◆ Short task
Retype all of the listing exactly, passing over any picture you find.

◆ Given material
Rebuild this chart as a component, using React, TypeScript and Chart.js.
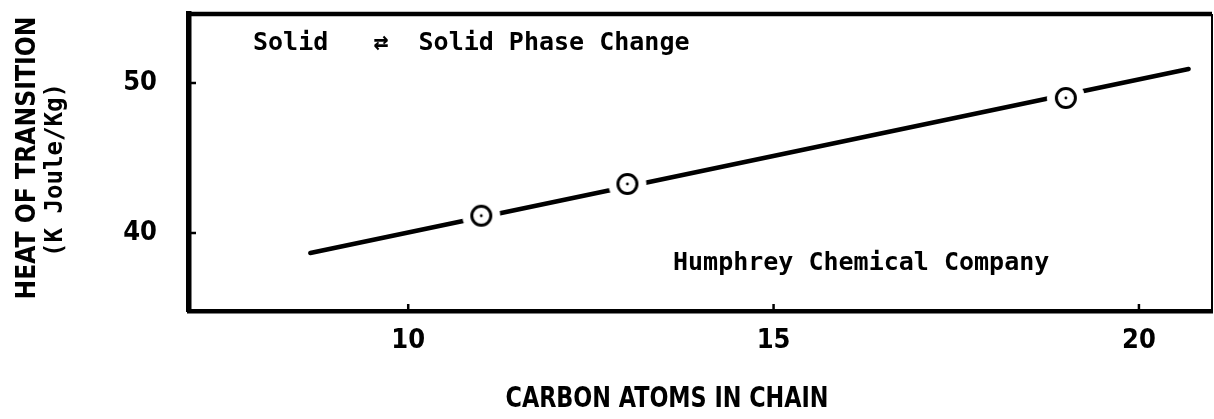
import React, { useEffect, useRef } from "react";
import { Chart, registerables } from "chart.js";

Chart.register(...registerables);

// ---- data ----
const carbonAtoms = [11, 13, 19];
const heatOfTransition = [41.15, 43.27, 49.0];
const fitLineX = [8.66, 20.68];
const fitLineY = [38.67, 50.93];
const xTicks = [10, 15, 20];
const yTicks = [40, 50];
const xTitle = "CARBON ATOMS IN CHAIN";
const yTitle = ["HEAT OF TRANSITION", "(K Joule/Kg)"];
const noteTop = "Solid   \u21C4  Solid Phase Change";
const noteBottom = "Humphrey Chemical Company";

const LABEL_FONT = '"Liberation Sans Narrow", "DejaVu Sans Condensed", "DejaVu Sans", sans-serif';
const MONO_FONT = '"DejaVu Sans Mono", "Liberation Mono", monospace';

function fitText(ctx: CanvasRenderingContext2D, text: string, x: number, y: number, width: number, rotate: boolean) {
  const w = ctx.measureText(text).width;
  const k = w > 0 ? width / w : 1;
  ctx.save();
  ctx.translate(x, y);
  if (rotate) ctx.rotate(-Math.PI / 2);
  ctx.scale(k, 1);
  ctx.textAlign = "center";
  ctx.fillText(text, 0, 0);
  ctx.restore();
}

// marker symbol: open circle with a centre dot, on a white halo that breaks the fit line
function makeMarker(): HTMLCanvasElement {
  const size = 42;
  const c = document.createElement("canvas");
  c.width = size;
  c.height = size;
  const g = c.getContext("2d")!;
  const m = size / 2;
  g.fillStyle = "#fff";
  g.beginPath();
  g.arc(m, m, 19, 0, Math.PI * 2);
  g.fill();
  g.strokeStyle = "#000";
  g.lineWidth = 3;
  g.beginPath();
  g.arc(m, m, 9.5, 0, Math.PI * 2);
  g.stroke();
  g.fillStyle = "#000";
  g.beginPath();
  g.arc(m, m, 1.4, 0, Math.PI * 2);
  g.fill();
  return c;
}

const decorPlugin = {
  id: "decor",
  afterDatasetsDraw(chart: any) {
    const { ctx, chartArea } = chart;
    const xs = chart.scales.x;
    const ys = chart.scales.y;
    ctx.save();
    ctx.strokeStyle = "#000";
    ctx.fillStyle = "#000";
    ctx.lineCap = "butt";
    // top and right frame
    ctx.lineWidth = 4.5;
    ctx.beginPath();
    ctx.moveTo(chartArea.left - 2, chartArea.top);
    ctx.lineTo(chartArea.right, chartArea.top);
    ctx.stroke();
    ctx.lineWidth = 2;
    ctx.beginPath();
    ctx.moveTo(chartArea.right, chartArea.top);
    ctx.lineTo(chartArea.right, chartArea.bottom);
    ctx.stroke();
    // inward tick marks
    ctx.lineWidth = 2.5;
    xTicks.forEach((v) => {
      const px = xs.getPixelForValue(v);
      ctx.beginPath();
      ctx.moveTo(px, chartArea.bottom);
      ctx.lineTo(px, chartArea.bottom - 7);
      ctx.stroke();
    });
    yTicks.forEach((v) => {
      const py = ys.getPixelForValue(v);
      ctx.beginPath();
      ctx.moveTo(chartArea.left, py);
      ctx.lineTo(chartArea.left + 7, py);
      ctx.stroke();
    });
    // annotations inside the plot
    ctx.textBaseline = "alphabetic";
    ctx.textAlign = "left";
    ctx.font = `bold 25px ${MONO_FONT}`;
    ctx.fillText(noteTop, chartArea.left + 64, chartArea.top + 36);
    ctx.fillText(noteBottom, chartArea.left + 484, chartArea.top + 256);
    // x axis title
    ctx.font = `bold 28px ${LABEL_FONT}`;
    fitText(ctx, xTitle, 667, 407, 323, false);
    // y axis title (rotated)
    ctx.font = `bold 26px ${LABEL_FONT}`;
    fitText(ctx, yTitle[0], 35, 158, 283, true);
    ctx.font = `bold 24px ${MONO_FONT}`;
    fitText(ctx, yTitle[1], 62, 170, 174, true);
    ctx.restore();
  },
};

export default function App() {
  const ref = useRef<HTMLCanvasElement | null>(null);

  useEffect(() => {
    if (!ref.current) return;
    const marker = makeMarker();
    const chart = new Chart(ref.current, {
      type: "scatter",
      data: {
        datasets: [
          {
            label: "measured",
            data: carbonAtoms.map((x, i) => ({ x, y: heatOfTransition[i] })),
            pointStyle: marker,
            pointRadius: 10,
            backgroundColor: "#fff",
            borderColor: "#000",
            order: 0,
            clip: false,
          } as any,
          {
            label: "fit",
            data: fitLineX.map((x, i) => ({ x, y: fitLineY[i] })),
            showLine: true,
            borderColor: "#000",
            backgroundColor: "#000",
            borderWidth: 4.5,
            borderCapStyle: "round",
            pointRadius: 0,
            order: 1,
          } as any,
        ],
      },
      options: {
        animation: false,
        responsive: false,
        devicePixelRatio: 1,
        events: [],
        layout: { autoPadding: false, padding: { left: 0, top: 14, right: 2, bottom: 0 } },
        plugins: { legend: { display: false }, tooltip: { enabled: false } },
        scales: {
          x: {
            type: "linear",
            min: 7,
            max: 21,
            afterBuildTicks: (s: any) => {
              s.ticks = xTicks.map((v) => ({ value: v }));
            },
            afterFit: (s: any) => {
              s.height = 108;
              s.paddingLeft = 0;
              s.paddingRight = 0;
            },
            grid: { drawOnChartArea: false, drawTicks: false },
            border: { display: true, width: 4.5, color: "#000" },
            ticks: {
              color: "#000",
              padding: 14,
              maxRotation: 0,
              autoSkip: false,
              font: { family: LABEL_FONT, size: 27, weight: "bold" },
            },
          },
          y: {
            type: "linear",
            min: 34.8,
            max: 54.6,
            afterBuildTicks: (s: any) => {
              s.ticks = yTicks.map((v) => ({ value: v }));
            },
            afterFit: (s: any) => {
              s.width = 189;
              s.paddingTop = 0;
              s.paddingBottom = 0;
            },
            grid: { drawOnChartArea: false, drawTicks: false },
            border: { display: true, width: 5.5, color: "#000" },
            ticks: {
              color: "#000",
              padding: 32,
              autoSkip: false,
              font: { family: LABEL_FONT, size: 27, weight: "bold" },
            },
          },
        },
      },
      plugins: [decorPlugin],
    } as any);
    return () => chart.destroy();
  }, []);

  return (
    <div style={{ position: "fixed", left: 0, top: 0, width: 1214, height: 419, background: "#fff" }}>
      <canvas ref={ref} width={1214} height={419} style={{ display: "block", width: 1214, height: 419 }} />
    </div>
  );
}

◆ Complete answer
Rebuild this chart as a component, using React, TypeScript and Chart.js.
import React, { useEffect, useRef } from "react";
import { Chart, registerables } from "chart.js";

Chart.register(...registerables);

// ---- data ----
const carbonAtoms = [11, 13, 19];
const heatOfTransition = [41.15, 43.27, 49.0];
const fitLineX = [8.66, 20.68];
const fitLineY = [38.67, 50.93];
const xTicks = [10, 15, 20];
const yTicks = [40, 50];
const xTitle = "CARBON ATOMS IN CHAIN";
const yTitle = ["HEAT OF TRANSITION", "(K Joule/Kg)"];
const noteTop = "Solid   \u21C4  Solid Phase Change";
const noteBottom = "Humphrey Chemical Company";

const LABEL_FONT = '"Liberation Sans Narrow", "DejaVu Sans Condensed", "DejaVu Sans", sans-serif';
const MONO_FONT = '"DejaVu Sans Mono", "Liberation Mono", monospace';

function fitText(ctx: CanvasRenderingContext2D, text: string, x: number, y: number, width: number, rotate: boolean) {
  const w = ctx.measureText(text).width;
  const k = w > 0 ? width / w : 1;
  ctx.save();
  ctx.translate(x, y);
  if (rotate) ctx.rotate(-Math.PI / 2);
  ctx.scale(k, 1);
  ctx.textAlign = "center";
  ctx.fillText(text, 0, 0);
  ctx.restore();
}

// marker symbol: open circle with a centre dot, on a white halo that breaks the fit line
function makeMarker(): HTMLCanvasElement {
  const size = 42;
  const c = document.createElement("canvas");
  c.width = size;
  c.height = size;
  const g = c.getContext("2d")!;
  const m = size / 2;
  g.fillStyle = "#fff";
  g.beginPath();
  g.arc(m, m, 19, 0, Math.PI * 2);
  g.fill();
  g.strokeStyle = "#000";
  g.lineWidth = 3;
  g.beginPath();
  g.arc(m, m, 9.5, 0, Math.PI * 2);
  g.stroke();
  g.fillStyle = "#000";
  g.beginPath();
  g.arc(m, m, 1.4, 0, Math.PI * 2);
  g.fill();
  return c;
}

const decorPlugin = {
  id: "decor",
  afterDatasetsDraw(chart: any) {
    const { ctx, chartArea } = chart;
    const xs = chart.scales.x;
    const ys = chart.scales.y;
    ctx.save();
    ctx.strokeStyle = "#000";
    ctx.fillStyle = "#000";
    ctx.lineCap = "butt";
    // top and right frame
    ctx.lineWidth = 4.5;
    ctx.beginPath();
    ctx.moveTo(chartArea.left - 2, chartArea.top);
    ctx.lineTo(chartArea.right, chartArea.top);
    ctx.stroke();
    ctx.lineWidth = 2;
    ctx.beginPath();
    ctx.moveTo(chartArea.right, chartArea.top);
    ctx.lineTo(chartArea.right, chartArea.bottom);
    ctx.stroke();
    // inward tick marks
    ctx.lineWidth = 2.5;
    xTicks.forEach((v) => {
      const px = xs.getPixelForValue(v);
      ctx.beginPath();
      ctx.moveTo(px, chartArea.bottom);
      ctx.lineTo(px, chartArea.bottom - 7);
      ctx.stroke();
    });
    yTicks.forEach((v) => {
      const py = ys.getPixelForValue(v);
      ctx.beginPath();
      ctx.moveTo(chartArea.left, py);
      ctx.lineTo(chartArea.left + 7, py);
      ctx.stroke();
    });
    // annotations inside the plot
    ctx.textBaseline = "alphabetic";
    ctx.textAlign = "left";
    ctx.font = `bold 25px ${MONO_FONT}`;
    ctx.fillText(noteTop, chartArea.left + 64, chartArea.top + 36);
    ctx.fillText(noteBottom, chartArea.left + 484, chartArea.top + 256);
    // x axis title
    ctx.font = `bold 28px ${LABEL_FONT}`;
    fitText(ctx, xTitle, 667, 407, 323, false);
    // y axis title (rotated)
    ctx.font = `bold 26px ${LABEL_FONT}`;
    fitText(ctx, yTitle[0], 35, 158, 283, true);
    ctx.font = `bold 24px ${MONO_FONT}`;
    fitText(ctx, yTitle[1], 62, 170, 174, true);
    ctx.restore();
  },
};

export default function App() {
  const ref = useRef<HTMLCanvasElement | null>(null);

  useEffect(() => {
    if (!ref.current) return;
    const marker = makeMarker();
    const chart = new Chart(ref.current, {
      type: "scatter",
      data: {
        datasets: [
          {
            label: "measured",
            data: carbonAtoms.map((x, i) => ({ x, y: heatOfTransition[i] })),
            pointStyle: marker,
            pointRadius: 10,
            backgroundColor: "#fff",
            borderColor: "#000",
            order: 0,
            clip: false,
          } as any,
          {
            label: "fit",
            data: fitLineX.map((x, i) => ({ x, y: fitLineY[i] })),
            showLine: true,
            borderColor: "#000",
            backgroundColor: "#000",
            borderWidth: 4.5,
            borderCapStyle: "round",
            pointRadius: 0,
            order: 1,
          } as any,
        ],
      },
      options: {
        animation: false,
        responsive: false,
        devicePixelRatio: 1,
        events: [],
        layout: { autoPadding: false, padding: { left: 0, top: 14, right: 2, bottom: 0 } },
        plugins: { legend: { display: false }, tooltip: { enabled: false } },
        scales: {
          x: {
            type: "linear",
            min: 7,
            max: 21,
            afterBuildTicks: (s: any) => {
              s.ticks = xTicks.map((v) => ({ value: v }));
            },
            afterFit: (s: any) => {
              s.height = 108;
              s.paddingLeft = 0;
              s.paddingRight = 0;
            },
            grid: { drawOnChartArea: false, drawTicks: false },
            border: { display: true, width: 4.5, color: "#000" },
            ticks: {
              color: "#000",
              padding: 14,
              maxRotation: 0,
              autoSkip: false,
              font: { family: LABEL_FONT, size: 27, weight: "bold" },
            },
          },
          y: {
            type: "linear",
            min: 34.8,
            max: 54.6,
            afterBuildTicks: (s: any) => {
              s.ticks = yTicks.map((v) => ({ value: v }));
            },
            afterFit: (s: any) => {
              s.width = 189;
              s.paddingTop = 0;
              s.paddingBottom = 0;
            },
            grid: { drawOnChartArea: false, drawTicks: false },
            border: { display: true, width: 5.5, color: "#000" },
            ticks: {
              color: "#000",
              padding: 32,
              autoSkip: false,
              font: { family: LABEL_FONT, size: 27, weight: "bold" },
            },
          },
        },
      },
      plugins: [decorPlugin],
    } as any);
    return () => chart.destroy();
  }, []);

  return (
    <div style={{ position: "fixed", left: 0, top: 0, width: 1214, height: 419, background: "#fff" }}>
      <canvas ref={ref} width={1214} height={419} style={{ display: "block", width: 1214, height: 419 }} />
    </div>
  );
}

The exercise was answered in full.